Retype only what runs from the first line of the records to the line with "import * as", inclusive, and no pictures.

################

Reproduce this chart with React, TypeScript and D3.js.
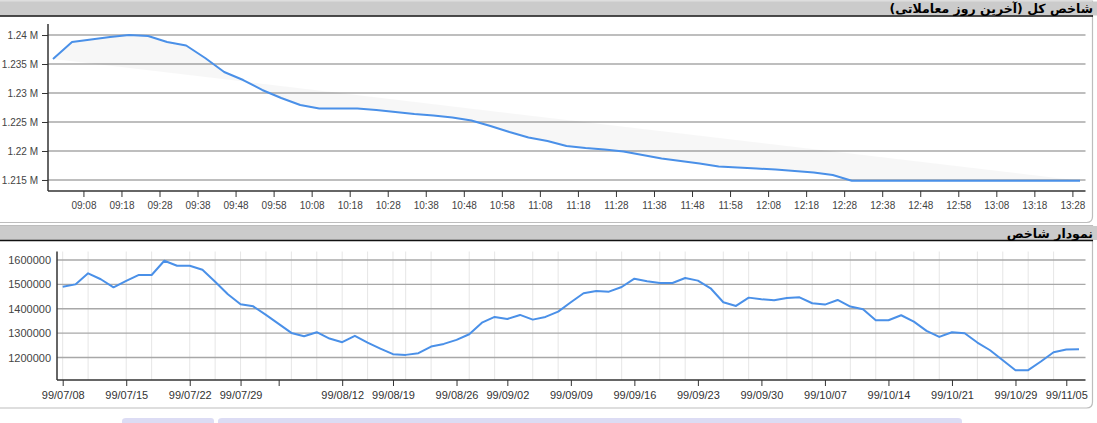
import { useEffect, useRef } from 'react';
import * as d3 from "d3";

// intraday index (last trading day), 5-minute samples
const intradayTimes = [
  "09:00", "09:05", "09:10", "09:15", "09:20", "09:25", "09:30", "09:35", "09:40", "09:45",
  "09:50", "09:55", "10:00", "10:05", "10:10", "10:15", "10:20", "10:25", "10:30", "10:35",
  "10:40", "10:45", "10:50", "10:55", "11:00", "11:05", "11:10", "11:15", "11:20", "11:25",
  "11:30", "11:35", "11:40", "11:45", "11:50", "11:55", "12:00", "12:05", "12:10", "12:15",
  "12:20", "12:25", "12:30", "12:35", "12:40", "12:45", "12:50", "12:55", "13:00", "13:05",
  "13:10", "13:15", "13:20", "13:25", "13:30",
];
const intradayValues = [
  1235860, 1238790, 1239220, 1239650, 1240000, 1239830, 1238790, 1238190, 1236030, 1233620,
  1232240, 1230520, 1229140, 1227930, 1227330, 1227330, 1227330, 1227070, 1226720, 1226380,
  1226120, 1225780, 1225260, 1224310, 1223280, 1222330, 1221720, 1220860, 1220520, 1220260,
  1219910, 1219310, 1218710, 1218280, 1217840, 1217330, 1217150, 1216980, 1216810, 1216550,
  1216290, 1215860, 1214880, 1214880, 1214880, 1214880, 1214880, 1214880, 1214880, 1214880,
  1214880, 1214880, 1214880, 1214880, 1214880,
];
const intradayTicks = [
  "09:08", "09:18", "09:28", "09:38", "09:48", "09:58", "10:08", "10:18", "10:28", "10:38",
  "10:48", "10:58", "11:08", "11:18", "11:28", "11:38", "11:48", "11:58", "12:08", "12:18",
  "12:28", "12:38", "12:48", "12:58", "13:08", "13:18", "13:28",
];
const intradayYTicks = [1215000, 1220000, 1225000, 1230000, 1235000, 1240000];

// daily index history (one value per trading day)
const dailyValues = [
  1490700, 1500000, 1545500, 1521000, 1488000, 1514000, 1538600, 1538600, 1597000, 1576600,
  1576600, 1560000, 1511000, 1459500, 1418500, 1410000, 1374800, 1338000, 1301000, 1287600,
  1304000, 1278000, 1263000, 1289000, 1261500, 1237000, 1213800, 1211000, 1218000, 1245000,
  1256000, 1272400, 1295700, 1343000, 1366600, 1358400, 1374800, 1355600, 1366600, 1388400,
  1426700, 1463500, 1473000, 1470200, 1489400, 1523500, 1512600, 1505800, 1505800, 1526300,
  1515400, 1484000, 1426700, 1411600, 1445700, 1438800, 1434800, 1444400, 1447000, 1422600,
  1417100, 1436200, 1409000, 1398000, 1353000, 1353000, 1373500, 1347500, 1309300, 1284700,
  1303800, 1299800, 1261500, 1230000, 1189300, 1148300, 1148300, 1183700, 1222000, 1232700,
  1234300,
];
const dailyTickIdx = [0, 5, 10, 14, 17, 22, 26, 31, 35, 40, 45, 50, 55, 60, 65, 70, 75, 79];
const dailyTickLabels = [
  "99/07/08", "99/07/15", "99/07/22", "99/07/29", "", "99/08/12", "99/08/19", "99/08/26",
  "99/09/02", "99/09/09", "99/09/16", "99/09/23", "99/09/30", "99/10/07", "99/10/14",
  "99/10/21", "99/10/29", "99/11/05",
];
const dailyGridIdx = [
  0, 2, 5, 7, 10, 12, 14, 16, 18, 20, 22, 24, 26, 27, 29, 32, 34, 37, 39, 42, 44, 47, 49,
  52, 54, 57, 59, 62, 64, 67, 69, 72, 74, 76, 78,
];
const dailyYTicks = [1200000, 1300000, 1400000, 1500000, 1600000];

const title1 = "شاخص کل (آخرین روز معاملاتی)";
const title2 = "نمودار شاخص";

export default function App() {
  const chartRef = useRef<SVGSVGElement>(null);

  useEffect(() => {
    if (!chartRef.current) return;
    d3.select(chartRef.current).selectAll("*").remove();

    const width = 1097;
    const height = 423;
    const svg = d3.select(chartRef.current)
      .attr("width", width)
      .attr("height", height)
      .attr("viewBox", [0, 0, width, height]);

    const tickFont = "Arial, 'Liberation Sans', sans-serif";
    const titleFont = "Tahoma, 'DejaVu Sans', sans-serif";
    const lineColor = "#4a90e8";

    // panel frames + headers
    const panel = (top: number, bottom: number, title: string) => {
      svg.append("path")
        .attr("d", `M0,${top} H1092.5 V${bottom - 6} Q1092.5,${bottom} 1086.5,${bottom} H0`)
        .attr("fill", "#fff")
        .attr("stroke", "#bdbdbd")
        .attr("stroke-width", 1.2);
      svg.append("rect")
        .attr("x", 0).attr("y", top + 0.5)
        .attr("width", width).attr("height", 14)
        .attr("fill", "#cbcbcb");
      svg.append("line")
        .attr("x1", 0).attr("x2", 1093)
        .attr("y1", top + 15).attr("y2", top + 15)
        .attr("stroke", "#111").attr("stroke-width", 1.5);
      svg.append("text")
        .attr("x", 1093).attr("y", top + 12)
        .attr("text-anchor", "start")
        .attr("direction", "rtl")
        .attr("font-family", titleFont)
        .attr("font-size", 12.5)
        .attr("font-weight", "bold")
        .attr("fill", "#000")
        .text(title);
    };
    panel(1, 222.5, title1);
    panel(225.5, 408, title2);

    // ---------------- top chart ----------------
    const parse = d3.timeParse("%H:%M");
    const tData = intradayTimes.map((t, i) => ({ t: parse(t) as Date, v: intradayValues[i] }));
    const x1 = d3.scaleTime()
      .domain([parse("09:00") as Date, parse("13:30") as Date])
      .range([53, 1080]);
    const y1 = d3.scaleLinear()
      .domain([1213100, 1241900])
      .range([191, 24]);

    const g1 = svg.append("g");
    g1.append("g")
      .selectAll("line")
      .data(intradayYTicks)
      .join("line")
      .attr("x1", 48).attr("x2", 1085.5)
      .attr("y1", d => y1(d)).attr("y2", d => y1(d))
      .attr("stroke", "#a8a8a8").attr("stroke-width", 1.4);

    g1.append("path")
      .datum(tData)
      .attr("fill", "#000")
      .attr("fill-opacity", 0.03)
      .attr("stroke", lineColor)
      .attr("stroke-width", 2)
      .attr("stroke-linejoin", "round")
      .attr("d", d3.line<{ t: Date; v: number }>().x(d => x1(d.t)).y(d => y1(d.v)));

    g1.append("g")
      .attr("transform", "translate(48,0)")
      .call(d3.axisLeft(y1).tickValues(intradayYTicks).tickSize(6).tickPadding(4)
        .tickFormat(d => `${+((d as number) / 1e6).toFixed(3)} M`))
      .call(g => g.select(".domain").attr("d", "M0,24V191").attr("stroke", "#333").attr("stroke-width", 1.5))
      .call(g => g.selectAll(".tick line").attr("stroke", "#333"))
      .call(g => g.selectAll("text").attr("font-family", tickFont).attr("font-size", 10).attr("fill", "#444"));

    g1.append("g")
      .attr("transform", "translate(0,191)")
      .call(d3.axisBottom(x1).tickValues(intradayTicks.map(t => parse(t) as Date)).tickSize(6).tickPadding(5)
        .tickFormat(d3.timeFormat("%H:%M") as any))
      .call(g => g.select(".domain").attr("d", "M48,0H1085.5").attr("stroke", "#333").attr("stroke-width", 1.5))
      .call(g => g.selectAll(".tick line").attr("stroke", "#333"))
      .call(g => g.selectAll("text").attr("font-family", tickFont).attr("font-size", 10).attr("fill", "#444"));

    // ---------------- bottom chart ----------------
    const x2 = d3.scaleLinear().domain([0, dailyValues.length - 1]).range([62.7, 1079]);
    const y2 = d3.scaleLinear().domain([1108000, 1634000]).range([380, 251.7]);

    const g2 = svg.append("g");
    g2.append("g")
      .selectAll("line")
      .data(dailyGridIdx)
      .join("line")
      .attr("x1", d => x2(d)).attr("x2", d => x2(d))
      .attr("y1", 251.5).attr("y2", 380)
      .attr("stroke", "#e6e6e6").attr("stroke-width", 1);

    g2.append("g")
      .selectAll("line")
      .data(dailyYTicks)
      .join("line")
      .attr("x1", 57).attr("x2", 1085.5)
      .attr("y1", d => y2(d)).attr("y2", d => y2(d))
      .attr("stroke", "#a8a8a8").attr("stroke-width", 1.4);

    g2.append("path")
      .datum(dailyValues)
      .attr("fill", "none")
      .attr("stroke", lineColor)
      .attr("stroke-width", 2)
      .attr("stroke-linejoin", "round")
      .attr("d", d3.line<number>().x((_, i) => x2(i)).y(d => y2(d)));

    g2.append("g")
      .attr("transform", "translate(57,0)")
      .call(d3.axisLeft(y2).tickValues(dailyYTicks).tickSize(0).tickPadding(6).tickFormat(d3.format("d")))
      .call(g => g.select(".domain").attr("d", "M0,251.5V380").attr("stroke", "#333").attr("stroke-width", 1.5))
      .call(g => g.selectAll("text").attr("font-family", tickFont).attr("font-size", 11).attr("fill", "#444"));

    g2.append("g")
      .attr("transform", "translate(0,380)")
      .call(d3.axisBottom(x2).tickValues(dailyTickIdx).tickSize(6).tickPadding(5)
        .tickFormat((_, i) => dailyTickLabels[i]))
      .call(g => g.select(".domain").attr("d", "M57,0H1085.5").attr("stroke", "#333").attr("stroke-width", 1.5))
      .call(g => g.selectAll(".tick line").attr("stroke", "#333"))
      .call(g => g.selectAll("text").attr("font-family", tickFont).attr("font-size", 11).attr("fill", "#333"));

    // tab strip peeking at the bottom edge
    svg.append("path")
      .attr("d", "M122,423 V421 Q122,418 126,418 H211 Q214,418 214,421 V423 Z")
      .attr("fill", "#dcdcf4");
    svg.append("path")
      .attr("d", "M218,423 V421 Q218,418 222,418 H958 Q962,418 962,421 V423 Z")
      .attr("fill", "#dcdcf4");
  }, []);

  return (
    <div style={{ position: "fixed", left: 0, top: 0, width: 1097, height: 423, background: "#fff" }}>
      <svg ref={chartRef}></svg>
    </div>
  );
}
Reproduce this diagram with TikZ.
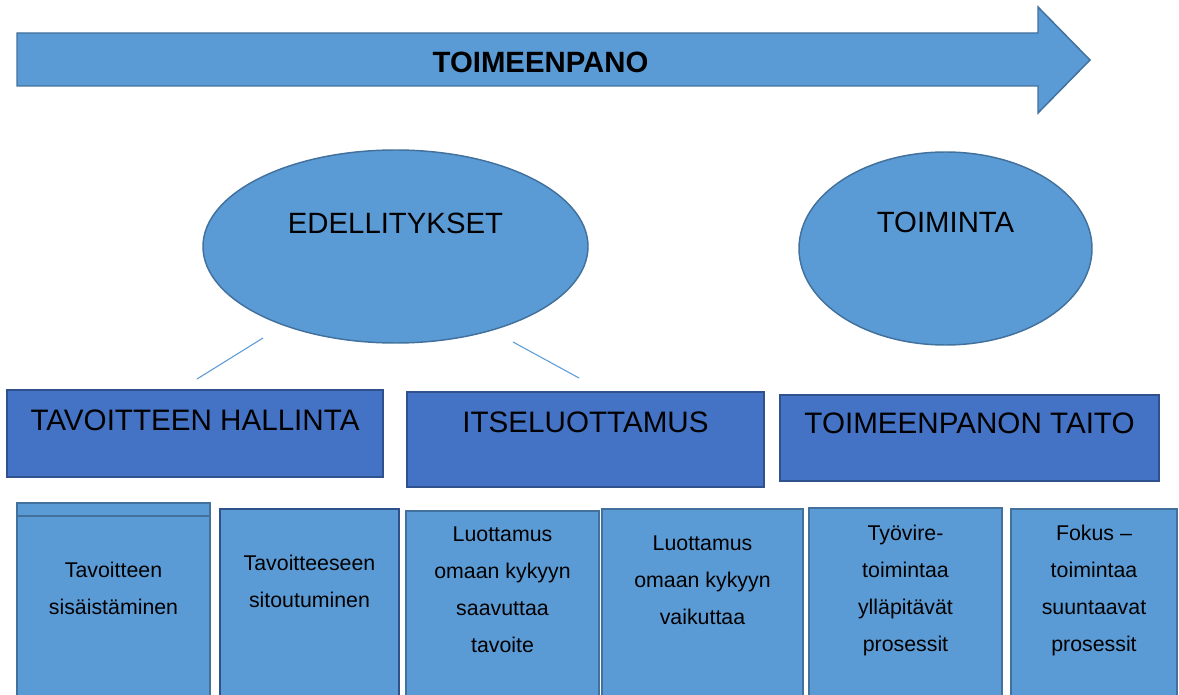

################

[Exercise result]:
Reproduce this chart with React, TypeScript and D3.js.
import { useEffect, useRef } from 'react';
import * as d3 from "d3";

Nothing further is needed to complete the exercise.